Newport is adorable with its quintessential boat-studded harbor and cobblestone alleyways lined with coffee shops. Visiting in October is Romantic, in the post-Classical sense, of course. There’s a definitive gray and briskness, and people we encountered seemed to walk much faster and smile much less than I recall from previous summers.

On Easton’s Beach, we saw seagulls picking clams off the shore, flying up 10-15 feet, and dropping them on the rocks in an effort to crack the shells open. It was smart, though labor-intensive, and I commend the seagulls for their perseverance. The process continues for at least four or five flights per clam, and only then do the seagulls manage to extract the soft clam bodies for dinner. Speaking of seagulls and dinner, we also saw some seagulls picking away at a baby shark that had washed up on the shore!

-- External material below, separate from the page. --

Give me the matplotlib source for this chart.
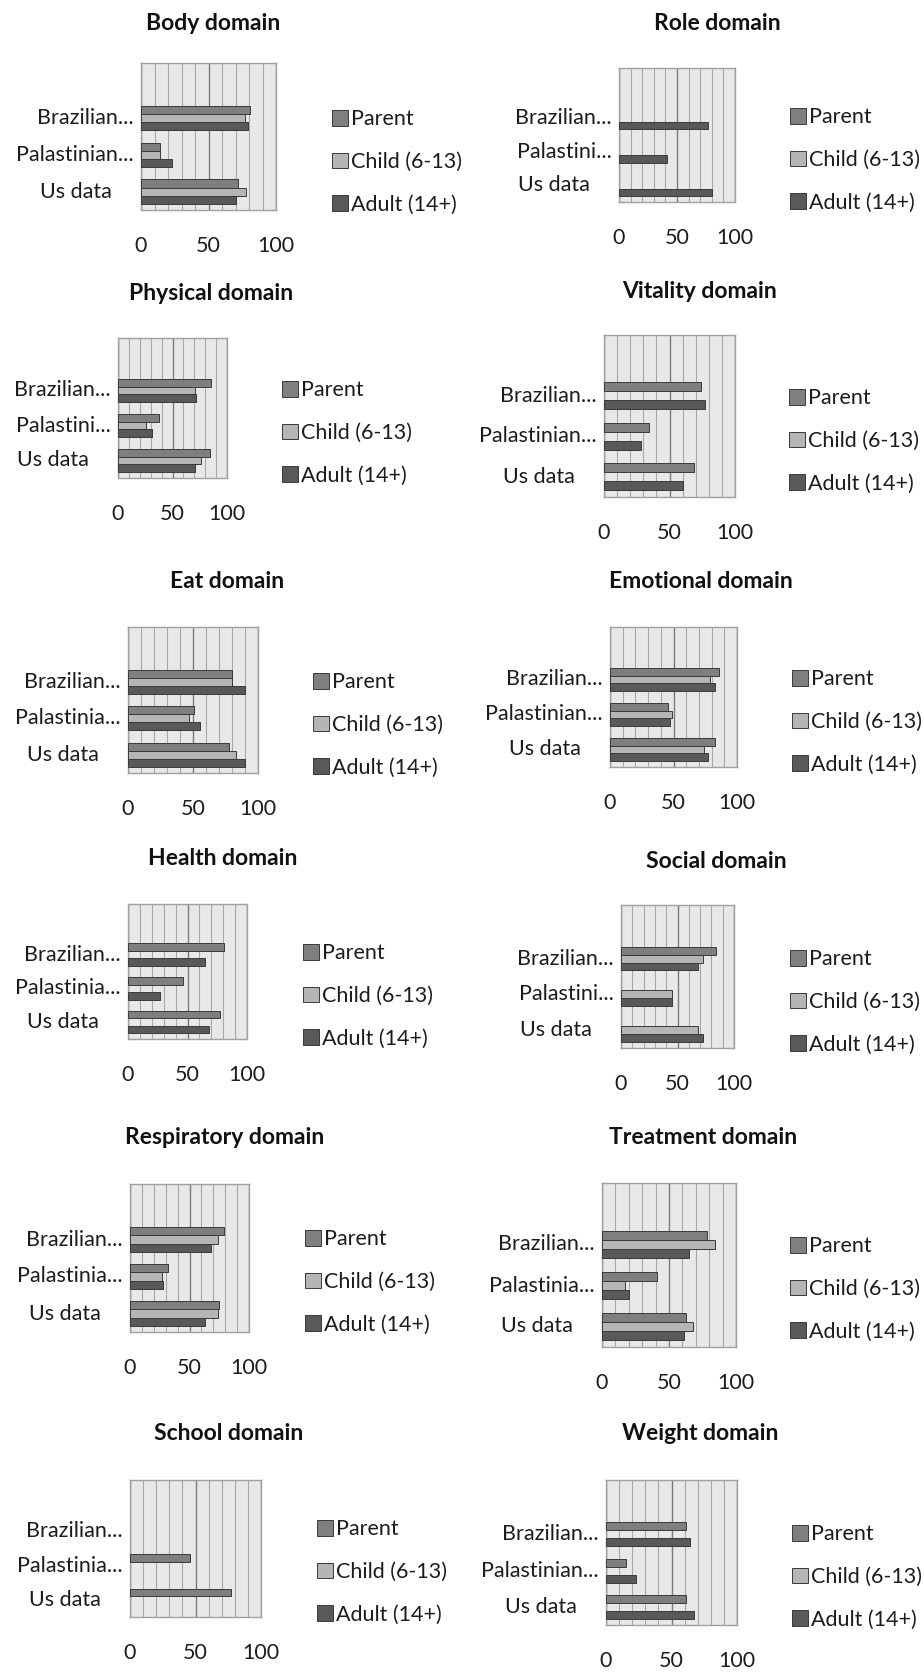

Flo’s Clam Shack in Middletown, RI is also worth a mention. If there’s an Internet-based cult following around this place, we couldn’t find it; if there isn’t, there should be. Here we had exactly the type of dinner we were hoping for — lightly fried, exceedingly fresh, and very enormous platter of seafood containing clam strips, clams (very different from strips, and so much tastier), calamari, scallops, shrimp, fish. There was just one mysterious item — a purported clam cake — and we never decided whether we had received that or not. That aside, everything else on the menu comes with our recommendation. Flo’s is the perfect caricature of a “clam shack” and everything that might conjure up, and it’s worth driving the two hours to Newport just to eat here.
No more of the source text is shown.